Orta Asya, medeniyetlerin doğduğu, büyüdüğü ve son bulduğu uçsuz bucaksız bir coğrafya… Karasallığın hüküm sürdüğü bu coğrafyada yağışlar az, kuraklık fazladır. İklim koşullarının bu denli zor geçtiği bir coğrafyada Orta Asya bozkırlarının hırçın, hırslı ve agresif yapısı Türk'ün ve Türk devletlerinin yaşamını zorlaştırmaktadır.
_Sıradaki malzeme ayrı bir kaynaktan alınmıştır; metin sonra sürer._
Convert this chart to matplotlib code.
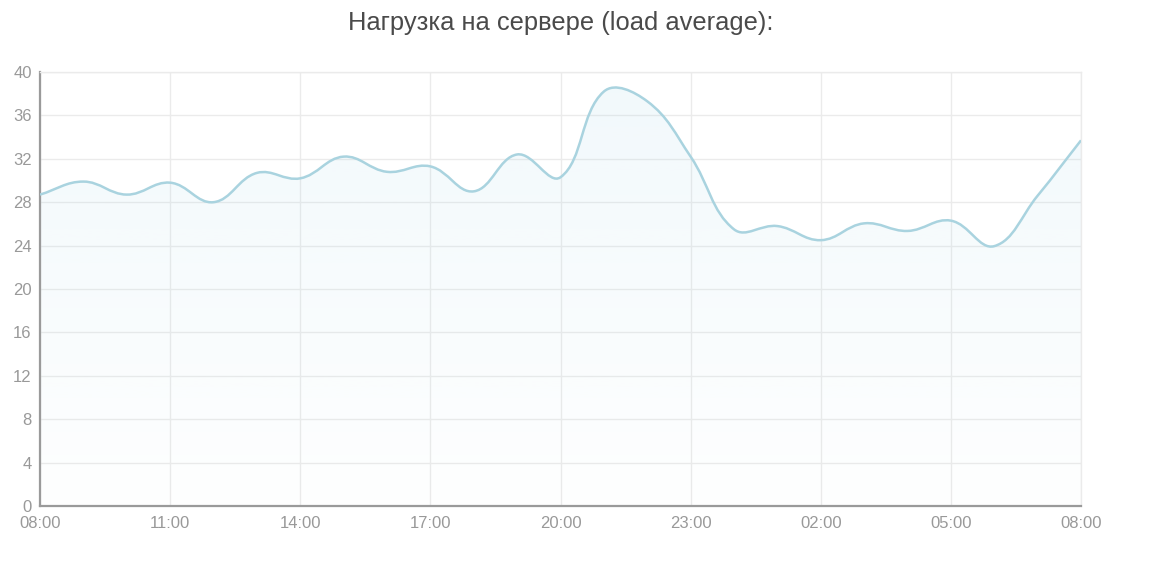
import numpy as np
import matplotlib
matplotlib.use("Agg")
import matplotlib.pyplot as plt
from matplotlib.path import Path
from matplotlib.patches import PathPatch

# ---- data ----
hours = list(range(25))  # hourly points from 08:00 to 08:00 next day
load_avg = [28.7, 29.9, 28.7, 29.8, 28.0, 30.7, 30.2, 32.2, 30.8, 31.3,
            29.0, 32.4, 30.3, 38.2, 37.3, 32.2, 25.5, 25.8, 24.5, 26.05,
            25.35, 26.3, 23.95, 28.6, 33.7]
x_ticks = [0, 3, 6, 9, 12, 15, 18, 21, 24]
x_tick_labels = ["08:00", "11:00", "14:00", "17:00", "20:00",
                 "23:00", "02:00", "05:00", "08:00"]
y_ticks = list(range(0, 41, 4))
title = "Нагрузка на сервере (load average):"

LINE = "#a9d3df"
plt.rcParams['font.family'] = ['Liberation Sans', 'DejaVu Sans']

fig = plt.figure(figsize=(11.52, 5.67), dpi=100)
ax = fig.add_axes([40 / 1152, (567 - 506) / 567, (1081 - 40) / 1152, (506 - 72) / 567])
ax.set_xlim(0, 24)
ax.set_ylim(0, 40)

# Chart.js-like bezier smoothing (tension 0.4), computed in pixel space
sx = (1081 - 40) / 24.0
sy = (506 - 72) / 40.0
P = np.column_stack([np.array(hours, float) * sx, np.array(load_avg) * sy])
n = len(P)
t = 0.4
cp_prev = P.copy()
cp_next = P.copy()
for i in range(n):
    p0 = P[max(i - 1, 0)]
    p1 = P[i]
    p2 = P[min(i + 1, n - 1)]
    d01 = np.hypot(*(p1 - p0))
    d12 = np.hypot(*(p2 - p1))
    tot = d01 + d12
    s01 = d01 / tot if tot else 0
    s12 = d12 / tot if tot else 0
    cp_prev[i] = p1 - t * s01 * (p2 - p0)
    cp_next[i] = p1 + t * s12 * (p2 - p0)
verts = [P[0]]
codes = [Path.MOVETO]
for i in range(n - 1):
    verts += [cp_next[i], cp_prev[i + 1], P[i + 1]]
    codes += [Path.CURVE4] * 3
verts = np.array(verts)
verts[:, 0] /= sx
verts[:, 1] /= sy

line_path = Path(verts, codes)
fill_verts = np.vstack([verts, [[24, 0], [0, 0], verts[0]]])
fill_codes = codes + [Path.LINETO, Path.LINETO, Path.CLOSEPOLY]
fill_path = Path(fill_verts, fill_codes)

# gradient fill
grad = np.linspace(1, 0, 256)
rgba = np.zeros((256, 1, 4))
rgba[:, 0, 0] = 0xa9 / 255
rgba[:, 0, 1] = 0xd8 / 255
rgba[:, 0, 2] = 0xea / 255
rgba[:, 0, 3] = 0.01 + 0.15 * grad
im = ax.imshow(rgba, extent=[0, 24, 0, 40], aspect='auto', origin='upper', zorder=1)
clip = PathPatch(fill_path, transform=ax.transData, facecolor='none', edgecolor='none')
ax.add_patch(clip)
im.set_clip_path(clip)

ax.add_patch(PathPatch(line_path, facecolor='none', edgecolor=LINE, lw=1.8, zorder=3))

ax.set_xticks(x_ticks)
ax.set_xticklabels(x_tick_labels)
ax.set_yticks(y_ticks)
ax.grid(True, color="#ebebeb", lw=1, zorder=0)
ax.set_axisbelow(True)
for s in ["top", "right"]:
    ax.spines[s].set_color("#ebebeb")
    ax.spines[s].set_linewidth(1)
for s in ["left", "bottom"]:
    ax.spines[s].set_color("#9a9a9a")
    ax.spines[s].set_linewidth(1.6)
ax.tick_params(axis='both', length=0, colors="#999999", labelsize=12)
ax.tick_params(axis='x', pad=7)
ax.tick_params(axis='y', pad=6)

fig.text(561 / 1152, 1 - 23 / 567, title, ha='center', va='center',
         fontsize=18.4, color="#4a4a4a")

fig.savefig("out.png", dpi=100, facecolor="white")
Peki, bu denli zor bir coğrafyada Türkler nasıl hayatta kalmayı başarmışlardır? Bozkırın hırçın, hırslı, sert ve agresif yapısında atlarıyla nasıl bir bağ kurmuşlar ve nasıl bir yaşam benimsemişlerdir? Atla kurulan bağ Türk karakterine nasıl yansımıştır? Türkler atlarına nasıl bakmaktadır? Hangi atları yetiştirmekte ve ne amaçla atlarını kullanmaktadır? Türkler, atları yoluyla gelecek nesle nasıl bir iz bırakmıştır?
İşte eser bütün bu sorulara bilimsel metotlarla, akademik bir bakış açısı ile cevap vermektedir. Okurlarını Orta Asya'nın sert, acımasız, hırçın, hırslı ve agresif yapısını bünyelerinde hissetmelerini sağlamaktadır. Okur, eserle birlikte hem Orta Asya'yı tanıyacak hem de bu coğrafya üzerindeki Türk atlarının önemini kavrayacaktır.